If you’re seeking closer-to-home summer comforts, Bank Holiday is about as quintessentially English a portrait of the mad season as you could wish for. Made in 1938 by Carol Reed, it’s a chipper, chatty diversion, darting between a host of Londoners descending on the sands of fictitious seaside town Bexborough one roasting August bank holiday. Something of a Brexit nostalgist’s summer fantasy, then, but don’t hold that against its gently melodramatic charms.

The main romantic throughline involving a holidaying nurse and dashing widower (the hyper-winsome Margaret Lockwood and John Lodge – sadly no relation to yours truly) is as nourishing as a 99 flake. The preserved-in-aspic fascination of the location shooting and class politics are the real draw here. It’s surprisingly difficult to source, either on DVD or the usual streaming outlets. Hats off to the quaint but frequently useful public-domain collection Free Classic Movies, which has download options.

Finally, for more substantially swoony summer loving, it doesn’t get better than Summertime, David Lean’s eternally ravishing, heart-lifting 1955 study of an intense Venetian fling between Katharine Hepburn’s buttoned-up school secretary and Rossano Brazzi’s suave, pomade-scented antiques dealer. The most iridescent of all screen valentines to a city not short of them, it’s a reverie of Murano glass hues and saturated gardenia fragrance. I’ve sung its praises in a previous seasonal feature, but with Filmstruck having added the film to its growing roster, I couldn’t resist the chance to do so again. Pour yourself an Aperol, switch the fan on, and gorge.
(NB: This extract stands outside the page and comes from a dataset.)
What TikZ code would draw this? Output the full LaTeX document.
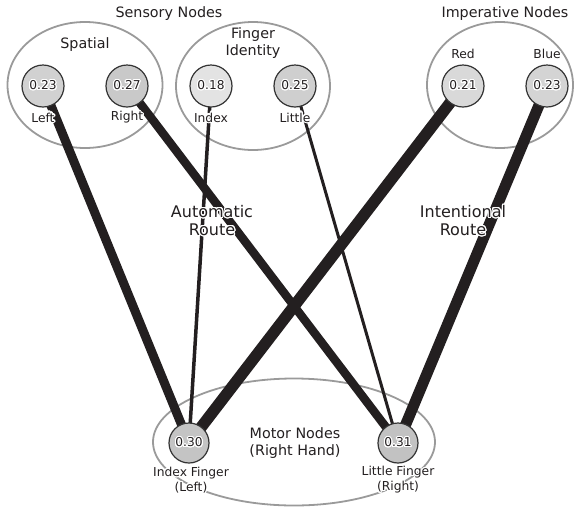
\documentclass[tikz,border=0pt]{standalone}
\usepackage{fontspec}
\setmainfont{DejaVu Sans}
\usepackage{contour}
\contourlength{1.1pt}
\contournumber{24}
\usetikzlibrary{shapes.geometric}

\definecolor{ink}{HTML}{231F20}
\definecolor{rim}{HTML}{9A9A9A}
\definecolor{edge}{HTML}{333333}

\pgfdeclarelayer{groups}
\pgfdeclarelayer{links}
\pgfsetlayers{groups,links,main}

% text with a white halo
\newcommand\hl[1]{\contour{white}{#1}}

\tikzset{
  group/.style={ellipse, draw=rim, line width=1.8pt, inner sep=0pt},
  unit/.style={circle, draw=edge, line width=1.2pt, minimum size=42pt, inner sep=0pt,
    text=ink, font=\fontsize{12.2}{14}\selectfont},
  motor/.style={unit, minimum size=40pt},
  lab/.style={text=ink, align=center, inner sep=0pt, font=\fontsize{12.3}{15}\selectfont},
  head/.style={text=ink, align=center, inner sep=0pt, font=\fontsize{14.3}{17}\selectfont},
  route/.style={text=ink, align=center, inner sep=0pt, font=\fontsize{16}{18}\selectfont},
  link/.style={draw=ink, line cap=butt},
}

\begin{document}
\begin{tikzpicture}[x=1pt, y=-1pt]
\useasboundingbox (0,0) rectangle (574,507);

% groups of units
\begin{pgfonlayer}{groups}
  \node[group, minimum width=155pt, minimum height=126pt] (spatial) at (85,85) {};
  \node[group, minimum width=154pt, minimum height=128pt] (finger) at (253,86) {};
  \node[group, minimum width=146pt, minimum height=126pt] (imper) at (500,85) {};
  \node[group, minimum width=282pt, minimum height=127pt] (motorgrp) at (294,442) {};
\end{pgfonlayer}

% units
\node[unit, fill=black!18] (sl) at (43,86) {\hl{0.23}};
\node[unit, fill=black!21] (sr) at (127,86) {\hl{0.27}};
\node[unit, fill=black!11] (fi) at (211,86) {\hl{0.18}};
\node[unit, fill=black!19] (fl) at (295,86) {\hl{0.25}};
\node[unit, fill=black!15] (ir) at (463,86) {\hl{0.21}};
\node[unit, fill=black!17] (ib) at (547,86) {\hl{0.23}};
\node[motor, fill=black!23] (mi) at (189,443) {\hl{0.30}};
\node[motor, fill=black!24] (ml) at (398,443) {\hl{0.31}};

% weighted connections
\begin{pgfonlayer}{links}
  \draw[link, line width=9pt]    (sl.center) -- (mi.center);
  \draw[link, line width=3.5pt]  (fi.center) -- (mi.center);
  \draw[link, line width=11.5pt] (ir.center) -- (mi.center);
  \draw[link, line width=8.5pt]  (sr.center) -- (ml.center);
  \draw[link, line width=3pt]    (fl.center) -- (ml.center);
  \draw[link, line width=11pt]   (ib.center) -- (ml.center);
\end{pgfonlayer}

% labels
\node[head] (t-sens) at (169,14) {\hl{Sensory Nodes}};
\node[head] (t-imp) at (505,14) {\hl{Imperative Nodes}};
\node[head] (t-spat) at (85,45) {\hl{Spatial}};
\node[head] (t-fing) at (253,43.5) {\hl{Finger}\\\hl{Identity}};
\node[lab] (l-sl) at (43,118) {\hl{Left}};
\node[lab] (l-sr) at (127,118) {\hl{Right}};
\node[lab] (l-fi) at (211,118) {\hl{Index}};
\node[lab] (l-fl) at (295,118) {\hl{Little}};
\node[lab] (l-ir) at (463,54) {\hl{Red}};
\node[lab] (l-ib) at (547,54) {\hl{Blue}};
\node[route] (r-auto) at (212,221) {\hl{Automatic}\\\hl{Route}};
\node[route] (r-int) at (463,221) {\hl{Intentional}\\\hl{Route}};
\node[head] (t-mot) at (295,443.5) {\hl{Motor Nodes}\\\hl{(Right Hand)}};
\node[lab] (l-mi) at (191,480.5) {\hl{Index Finger}\\\hl{(Left)}};
\node[lab] (l-ml) at (398,480.5) {\hl{Little Finger}\\\hl{(Right)}};
\end{tikzpicture}
\end{document}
New to streaming & DVD this week

A Quiet Place (Paramount, 15)
John Krasinski’s low-budget, high-concept horror sleeper (right) remains a cracking surprise even on the small screen. Don’t scrutinise the wobbly premise too closely, and submit to its twig-snapping tension.

My Friend Dahmer (Altitude, 15)
An unusual, unexpectedly sensitive addition to the serial-killer subgenre, probing Jeffrey Dahmer’s formative teen years with plain human curiosity rather than lurid fascination.

Thoroughbreds (Universal, 15)
Cory Finley’s auspicious debut feature – a sinister cross-class comedy of very bad manners concerning two warped prep-school girls – is almost too coolly poised for its own good, but it’s savagely effective when it remembers to breathe.

Bagdad Cafe (Studiocanal, 12)
A welcome Blu-ray restoration for one of the most beguiling arthouse curiosities of the 1980s: a European-accented pit stop in the Mojave desert that sits halfway between Wim Wenders and Jim Jarmusch in oddball sensibility.